═══ Data excerpt

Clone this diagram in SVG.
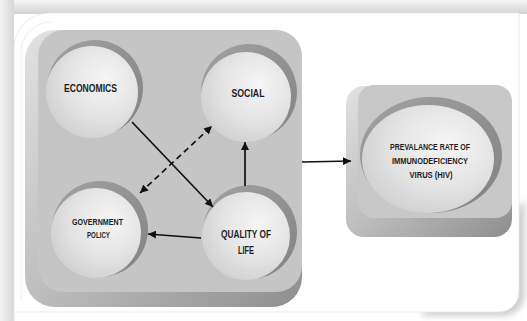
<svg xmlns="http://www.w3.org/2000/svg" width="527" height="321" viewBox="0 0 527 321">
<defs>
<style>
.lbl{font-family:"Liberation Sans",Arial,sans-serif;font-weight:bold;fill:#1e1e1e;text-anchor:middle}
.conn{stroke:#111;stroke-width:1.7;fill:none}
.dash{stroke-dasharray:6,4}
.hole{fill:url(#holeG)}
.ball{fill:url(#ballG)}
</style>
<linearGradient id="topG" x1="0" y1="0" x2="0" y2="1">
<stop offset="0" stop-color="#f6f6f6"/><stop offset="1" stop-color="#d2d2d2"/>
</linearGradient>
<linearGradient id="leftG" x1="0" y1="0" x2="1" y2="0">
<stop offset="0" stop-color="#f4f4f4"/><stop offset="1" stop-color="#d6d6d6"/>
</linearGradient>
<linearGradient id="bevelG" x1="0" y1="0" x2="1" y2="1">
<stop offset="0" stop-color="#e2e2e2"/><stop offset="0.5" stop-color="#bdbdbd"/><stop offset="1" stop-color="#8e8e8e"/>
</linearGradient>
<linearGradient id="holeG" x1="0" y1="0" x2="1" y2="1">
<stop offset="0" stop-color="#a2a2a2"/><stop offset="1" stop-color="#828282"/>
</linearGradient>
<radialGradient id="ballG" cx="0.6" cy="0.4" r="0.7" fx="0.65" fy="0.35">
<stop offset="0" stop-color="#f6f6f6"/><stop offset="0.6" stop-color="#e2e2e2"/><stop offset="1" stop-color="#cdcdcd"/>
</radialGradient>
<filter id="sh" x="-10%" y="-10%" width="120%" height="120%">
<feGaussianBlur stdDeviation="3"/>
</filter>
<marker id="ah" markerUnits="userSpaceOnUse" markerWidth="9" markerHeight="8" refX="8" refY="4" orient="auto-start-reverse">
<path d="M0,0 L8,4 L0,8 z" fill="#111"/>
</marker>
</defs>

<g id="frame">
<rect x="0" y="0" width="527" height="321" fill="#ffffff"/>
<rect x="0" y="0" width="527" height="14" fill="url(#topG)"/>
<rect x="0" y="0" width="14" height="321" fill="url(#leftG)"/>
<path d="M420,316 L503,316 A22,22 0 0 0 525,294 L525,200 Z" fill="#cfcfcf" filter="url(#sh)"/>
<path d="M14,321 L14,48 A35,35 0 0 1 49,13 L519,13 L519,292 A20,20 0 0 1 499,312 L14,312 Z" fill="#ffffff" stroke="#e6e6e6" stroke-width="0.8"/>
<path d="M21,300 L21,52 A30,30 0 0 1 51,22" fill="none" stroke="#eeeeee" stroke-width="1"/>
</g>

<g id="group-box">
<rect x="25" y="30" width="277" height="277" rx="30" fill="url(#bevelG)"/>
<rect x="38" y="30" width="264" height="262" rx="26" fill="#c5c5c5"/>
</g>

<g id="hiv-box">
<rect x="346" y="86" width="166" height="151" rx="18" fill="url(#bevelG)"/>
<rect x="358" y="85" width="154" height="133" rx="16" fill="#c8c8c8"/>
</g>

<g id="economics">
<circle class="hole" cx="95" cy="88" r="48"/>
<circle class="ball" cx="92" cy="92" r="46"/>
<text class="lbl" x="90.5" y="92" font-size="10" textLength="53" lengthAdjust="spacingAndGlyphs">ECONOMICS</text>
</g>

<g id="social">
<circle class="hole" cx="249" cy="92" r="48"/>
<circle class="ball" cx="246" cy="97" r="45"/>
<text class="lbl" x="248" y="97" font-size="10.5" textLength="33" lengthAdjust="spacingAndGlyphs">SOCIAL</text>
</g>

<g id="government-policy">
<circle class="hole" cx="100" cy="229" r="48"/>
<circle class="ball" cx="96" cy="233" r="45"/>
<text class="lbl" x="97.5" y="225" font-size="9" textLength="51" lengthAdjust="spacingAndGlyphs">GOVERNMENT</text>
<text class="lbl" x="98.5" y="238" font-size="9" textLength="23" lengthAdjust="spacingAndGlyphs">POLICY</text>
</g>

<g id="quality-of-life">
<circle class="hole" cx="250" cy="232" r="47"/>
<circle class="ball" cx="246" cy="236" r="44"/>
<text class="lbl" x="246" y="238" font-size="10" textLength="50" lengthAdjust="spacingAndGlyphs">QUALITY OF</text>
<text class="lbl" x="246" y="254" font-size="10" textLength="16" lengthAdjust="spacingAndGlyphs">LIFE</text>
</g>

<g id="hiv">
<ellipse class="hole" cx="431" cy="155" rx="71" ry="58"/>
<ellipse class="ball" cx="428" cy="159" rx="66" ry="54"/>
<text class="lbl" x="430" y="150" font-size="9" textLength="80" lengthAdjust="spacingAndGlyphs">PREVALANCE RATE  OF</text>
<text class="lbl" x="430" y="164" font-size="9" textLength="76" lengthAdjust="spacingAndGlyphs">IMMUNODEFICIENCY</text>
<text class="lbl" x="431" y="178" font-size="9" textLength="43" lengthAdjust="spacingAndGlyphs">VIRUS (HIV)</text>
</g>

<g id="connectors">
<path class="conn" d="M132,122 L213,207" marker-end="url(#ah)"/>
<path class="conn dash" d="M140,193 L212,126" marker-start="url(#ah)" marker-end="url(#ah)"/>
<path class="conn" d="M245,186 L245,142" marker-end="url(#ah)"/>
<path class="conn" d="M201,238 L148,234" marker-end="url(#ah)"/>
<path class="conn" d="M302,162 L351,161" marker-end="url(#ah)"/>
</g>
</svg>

══════

Exercise:
Write out the full set of lines verbatim, without the pictures.

Task solution:
Clone this diagram in SVG.
<svg xmlns="http://www.w3.org/2000/svg" width="527" height="321" viewBox="0 0 527 321">
<defs>
<style>
.lbl{font-family:"Liberation Sans",Arial,sans-serif;font-weight:bold;fill:#1e1e1e;text-anchor:middle}
.conn{stroke:#111;stroke-width:1.7;fill:none}
.dash{stroke-dasharray:6,4}
.hole{fill:url(#holeG)}
.ball{fill:url(#ballG)}
</style>
<linearGradient id="topG" x1="0" y1="0" x2="0" y2="1">
<stop offset="0" stop-color="#f6f6f6"/><stop offset="1" stop-color="#d2d2d2"/>
</linearGradient>
<linearGradient id="leftG" x1="0" y1="0" x2="1" y2="0">
<stop offset="0" stop-color="#f4f4f4"/><stop offset="1" stop-color="#d6d6d6"/>
</linearGradient>
<linearGradient id="bevelG" x1="0" y1="0" x2="1" y2="1">
<stop offset="0" stop-color="#e2e2e2"/><stop offset="0.5" stop-color="#bdbdbd"/><stop offset="1" stop-color="#8e8e8e"/>
</linearGradient>
<linearGradient id="holeG" x1="0" y1="0" x2="1" y2="1">
<stop offset="0" stop-color="#a2a2a2"/><stop offset="1" stop-color="#828282"/>
</linearGradient>
<radialGradient id="ballG" cx="0.6" cy="0.4" r="0.7" fx="0.65" fy="0.35">
<stop offset="0" stop-color="#f6f6f6"/><stop offset="0.6" stop-color="#e2e2e2"/><stop offset="1" stop-color="#cdcdcd"/>
</radialGradient>
<filter id="sh" x="-10%" y="-10%" width="120%" height="120%">
<feGaussianBlur stdDeviation="3"/>
</filter>
<marker id="ah" markerUnits="userSpaceOnUse" markerWidth="9" markerHeight="8" refX="8" refY="4" orient="auto-start-reverse">
<path d="M0,0 L8,4 L0,8 z" fill="#111"/>
</marker>
</defs>

<g id="frame">
<rect x="0" y="0" width="527" height="321" fill="#ffffff"/>
<rect x="0" y="0" width="527" height="14" fill="url(#topG)"/>
<rect x="0" y="0" width="14" height="321" fill="url(#leftG)"/>
<path d="M420,316 L503,316 A22,22 0 0 0 525,294 L525,200 Z" fill="#cfcfcf" filter="url(#sh)"/>
<path d="M14,321 L14,48 A35,35 0 0 1 49,13 L519,13 L519,292 A20,20 0 0 1 499,312 L14,312 Z" fill="#ffffff" stroke="#e6e6e6" stroke-width="0.8"/>
<path d="M21,300 L21,52 A30,30 0 0 1 51,22" fill="none" stroke="#eeeeee" stroke-width="1"/>
</g>

<g id="group-box">
<rect x="25" y="30" width="277" height="277" rx="30" fill="url(#bevelG)"/>
<rect x="38" y="30" width="264" height="262" rx="26" fill="#c5c5c5"/>
</g>

<g id="hiv-box">
<rect x="346" y="86" width="166" height="151" rx="18" fill="url(#bevelG)"/>
<rect x="358" y="85" width="154" height="133" rx="16" fill="#c8c8c8"/>
</g>

<g id="economics">
<circle class="hole" cx="95" cy="88" r="48"/>
<circle class="ball" cx="92" cy="92" r="46"/>
<text class="lbl" x="90.5" y="92" font-size="10" textLength="53" lengthAdjust="spacingAndGlyphs">ECONOMICS</text>
</g>

<g id="social">
<circle class="hole" cx="249" cy="92" r="48"/>
<circle class="ball" cx="246" cy="97" r="45"/>
<text class="lbl" x="248" y="97" font-size="10.5" textLength="33" lengthAdjust="spacingAndGlyphs">SOCIAL</text>
</g>

<g id="government-policy">
<circle class="hole" cx="100" cy="229" r="48"/>
<circle class="ball" cx="96" cy="233" r="45"/>
<text class="lbl" x="97.5" y="225" font-size="9" textLength="51" lengthAdjust="spacingAndGlyphs">GOVERNMENT</text>
<text class="lbl" x="98.5" y="238" font-size="9" textLength="23" lengthAdjust="spacingAndGlyphs">POLICY</text>
</g>

<g id="quality-of-life">
<circle class="hole" cx="250" cy="232" r="47"/>
<circle class="ball" cx="246" cy="236" r="44"/>
<text class="lbl" x="246" y="238" font-size="10" textLength="50" lengthAdjust="spacingAndGlyphs">QUALITY OF</text>
<text class="lbl" x="246" y="254" font-size="10" textLength="16" lengthAdjust="spacingAndGlyphs">LIFE</text>
</g>

<g id="hiv">
<ellipse class="hole" cx="431" cy="155" rx="71" ry="58"/>
<ellipse class="ball" cx="428" cy="159" rx="66" ry="54"/>
<text class="lbl" x="430" y="150" font-size="9" textLength="80" lengthAdjust="spacingAndGlyphs">PREVALANCE RATE  OF</text>
<text class="lbl" x="430" y="164" font-size="9" textLength="76" lengthAdjust="spacingAndGlyphs">IMMUNODEFICIENCY</text>
<text class="lbl" x="431" y="178" font-size="9" textLength="43" lengthAdjust="spacingAndGlyphs">VIRUS (HIV)</text>
</g>

<g id="connectors">
<path class="conn" d="M132,122 L213,207" marker-end="url(#ah)"/>
<path class="conn dash" d="M140,193 L212,126" marker-start="url(#ah)" marker-end="url(#ah)"/>
<path class="conn" d="M245,186 L245,142" marker-end="url(#ah)"/>
<path class="conn" d="M201,238 L148,234" marker-end="url(#ah)"/>
<path class="conn" d="M302,162 L351,161" marker-end="url(#ah)"/>
</g>
</svg>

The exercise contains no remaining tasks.